The splendid vista from the infinity pool at Lake Argyle Resort. Picture: Stephen Scourfield

Lake Argyle Resort has become a destination in its own right. Some 70km from Kununurra, this spot at the top of Australia's biggest freshwater lake has long been a daytrip for both locals and visitors, and an alternative caravanning and camping ground.

But now it has developed into a mini destination, mostly thanks to the resort. In fact, one coach company's tours from Darwin to Broome this dry season will stop here for three nights. And there's enough to fill those days.

Lake Argyle Resort is an unusual place. Lake Argyle was created with the completion of the Ord Dam in 1971, holding back the waters of the Ord River to create Australia's biggest expanse of freshwater, usually covering more than 900sqkm and perhaps 2000sqkm when in flood.

In January it was storing about 7000 gigalitres of water, which is fed into the Ord irrigation growing area.

But today, as we cruise on the lake after a record wet season, it is estimated to be holding 13,000 to 14,000 gigalitres of water. It's an extraordinary year in an extraordinary place.

Lake Argyle Resort has been constantly and dramatically improved since owner Charlie Sharpe took over in 2005, including a program of building new accommodation which continues this season. The star of the show is an infinity pool with a high view, overlooking the red-rock Kimberley landscape and the lake.

Charlie plans to add a lagoon, which the infinity pool will cascade into, and which will considerably increase the swimming area, and a sandy beach - the only safe, sandy swimming beach for 1000km.

The resort also has a bar and good meals.


  • WHAT TO DO, WHERE TO STAY *

·The history of the dam and lake is interesting and the Durack Homestead Museum offers new displays this year. It tells the story of the Durack family, which in the 1870s drove cattle more than 1600km from Goulburn in New South Wales to settle here. The homestead was originally in what is now the bottom of the lake and was moved when the area was flooded. Lake Argyle Resort owner Charlie Sharpe is planning a weekly Durack Dinner at the Durack homestead.

·Lake Argyle Cruises offers trips on the lake (the Sunset Cruise is popular) and there will almost doubtless be glimpses of some of the 25,000 benign freshwater crocodiles thought to live in it - the biggest population of them in one place in the world.

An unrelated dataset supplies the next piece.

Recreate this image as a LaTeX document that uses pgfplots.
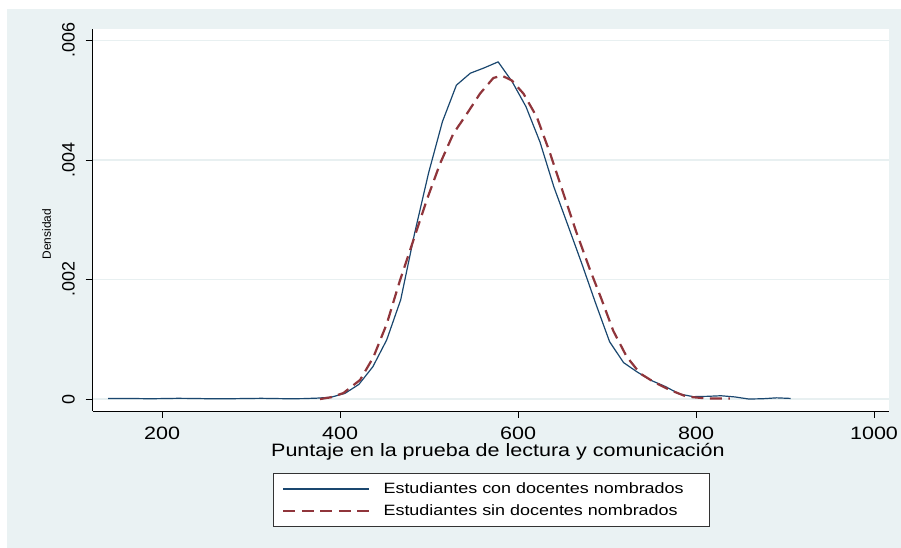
\documentclass[border=0pt]{standalone}
\usepackage{fontspec}
\setmainfont{Liberation Sans}
\newfontfamily\wide{Liberation Sans}[FakeStretch=1.2]
\usepackage{pgfplots}
\pgfplotsset{compat=1.18}
\definecolor{stbg}{RGB}{234,242,243}
\definecolor{stgrid}{RGB}{232,240,241}
\definecolor{stnavy}{RGB}{26,71,111}
\definecolor{stmaroon}{RGB}{144,53,59}

% kernel density, students with appointed teachers
\pgfplotstableread{
x y
139.4 0.00001
155.1 0.00001
170.7 0.000008
186.4 0.000005
202.0 0.000008
217.7 0.000012
233.3 0.00001
249.0 0.000006
264.6 0.000004
280.3 0.000006
295.9 0.000009
311.6 0.000012
327.2 0.000008
342.9 0.000005
358.5 0.000007
374.2 0.000015
389.8 0.00003
405.5 0.000095
421.1 0.000245
436.8 0.00054
452.4 0.00099
468.1 0.00166
483.7 0.00277
499.4 0.00378
515.0 0.00464
530.7 0.00525
546.3 0.00545
562.0 0.00554
577.6 0.00564
593.3 0.00531
608.9 0.00489
624.6 0.00430
640.2 0.00355
655.9 0.00291
671.5 0.00227
687.2 0.00160
702.8 0.00096
718.5 0.00061
734.1 0.00045
749.8 0.00031
765.4 0.00021
781.1 0.000085
796.7 0.00004
812.4 0.000045
828.0 0.000055
843.7 0.000035
859.3 0.0
875.0 0.000005
890.6 0.00002
906.3 0.00001
}\con

% students without appointed teachers
\pgfplotstableread{
x y
377.5 0.0
390.0 0.00003
403.7 0.0001
422.5 0.00032
437.4 0.0007
452.5 0.00126
467.4 0.00199
482.4 0.00266
497.4 0.00333
512.4 0.00394
527.3 0.00444
542.4 0.00477
557.3 0.00511
572.2 0.00537
581.7 0.00541
592.9 0.00533
606.0 0.00511
621.0 0.00472
636.0 0.00411
650.9 0.00344
666.0 0.00277
680.9 0.00216
693.0 0.00170
707.0 0.00114
722.0 0.00071
737.0 0.00043
752.0 0.00029
770.8 0.00015
789.5 0.00004
812.0 0.00001
838.0 0.00001
}\sin

\begin{document}
\begin{tikzpicture}[x=1bp,y=1bp]
\path[use as bounding box, fill=white] (0,0) rectangle (901,548);
\fill[stbg] (7,0) rectangle (901,539);
\begin{axis}[
  at={(92.7bp,137bp)}, anchor=south west,
  width=796bp, height=382bp, scale only axis,
  xmin=122, xmax=1016.5, ymin=-0.0002, ymax=0.00619,
  axis lines*=left,
  axis line style={black, line width=0.8bp, -},
  axis background/.style={fill=white},
  xtick={200,400,600,800,1000}, xticklabels={200,400,600,800,1000},
  ytick={0,0.002,0.004,0.006}, yticklabels={0,.002,.004,.006},
  scaled ticks=false,
  tick align=outside, major tick length=7bp,
  tick style={black, line width=0.8bp},
  ymajorgrids, y grid style={stgrid, line width=1.5bp},
  xticklabel style={font=\wide\fontsize{18}{18}\selectfont, inner sep=0pt, anchor=base, yshift=-22bp},
  yticklabel style={font=\fontsize{18}{18}\selectfont, inner sep=0pt, anchor=base, xshift=-11bp, rotate=90},
  xlabel={Puntaje en la prueba de lectura y comunicación},
  xlabel style={font=\wide\fontsize{18}{18}\selectfont, inner sep=0pt, anchor=base,
    at={(axis description cs:0.509,0)}, yshift=-46bp},
  ylabel={Densidad},
  ylabel style={font=\fontsize{12}{12}\selectfont, inner sep=0pt, anchor=base,
    at={(axis description cs:-0.0525,0.463)}},
  legend style={at={(axis description cs:0.2261,-0.1615)}, anchor=north west,
    draw=black!80, line width=0.8bp, fill=white,
    inner xsep=9.3bp, inner ysep=9.8bp, row sep=9.5bp, column sep=13bp,
    font=\wide\fontsize{15}{15}\selectfont,
    nodes={inner sep=0pt}, cells={anchor=west}},
  legend image code/.code={\draw[#1] (0bp,0bp) -- (86bp,0bp);},
]
\addplot[stnavy, line width=1.2bp, line join=round] table[x=x,y=y] {\con};
\addlegendentry{\makebox[317bp][l]{Estudiantes con docentes nombrados}}
\addplot[stmaroon, line width=2.2bp, dash pattern=on 12bp off 6.5bp, line join=round] table[x=x,y=y] {\sin};
\addlegendentry{\makebox[317bp][l]{Estudiantes sin docentes nombrados}}
\end{axis}
\end{tikzpicture}
\end{document}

There are also Triple J boat tours on the Ord River.

·The area around the resort is ideal for adventure activities. There's the Lake Argyle Swim in May and the Lake Argyle Adventure Race in September.

·There's iconic bushwalking, particularly in the Carr Boyd Ranges. Lake Argyle Cruises will drop people off in one spot and pick them up in another.

·Helicopters will be based at Lake Argyle Resort this dry season, offering sightseeing flights.

·Fishing. Of course, fishing - both in the lake and its Spillway Creek, where the overflow water runs, and the upper Ord River. The lake is very healthy, with millions of fish of more than 20 species, the big drawcards being barramundi and silver cobbler. These are the big shovel-nosed catfish, which are a favourite freshwater eating fish in Australia. They are caught commercially in Lake Argyle and silver cobbler fillets sell for more than $20 a kilo. In the lake, they grow to almost 1.5m and weigh up to 40kg.

·The Keep River National Park, just over the nearby border in the Northern Territory, is a big drawcard. There are geological formations similar to the Bungle Bungle Range, Aboriginal sites and a number of signed walks, from the 200m of Ginger's Hill to a 7km loop.

·Also in the wind is the excellent suggestion of a rafting and kayaking course, as work on Spillway Creek may be required if the lake's volume is to be increased.

·Lake Argyle Resort makes a very comfortable base. Both the rooms and the caravan and camping ground are set among trees and lawns. The two-bedroom, cliff-top Lake View Grand Villas have a big kitchen-dining room with a full and kitted kitchen, a large main bedroom with a queen size and single beds, a second bedroom with a queensize bed and a modern bathroom with a big walk-in shower. And, of course, that big deck with a bigger view. There are smaller standalone rooms among the trees and more rooms will be built this year. There is also a number of single rooms.

·Charlie Sharpe has thoughts about adding horseriding to the mix.

·And then, of course, there are the freshwater crocodiles . . . At up to 4m, the Lake Argyle crocs are growing bigger because of good food sources. "They were born in a supermarket," Charlie says. Recent experiments also indicate that the cane toads which have arrived in the Kimberley may also have less impact on them - because they are used to high- quality food, they are more likely to bite once and release, and so less likely to ingest their poison, called bufotoxin. Because they were born in that supermarket, if something's not good, they let it go and get something else.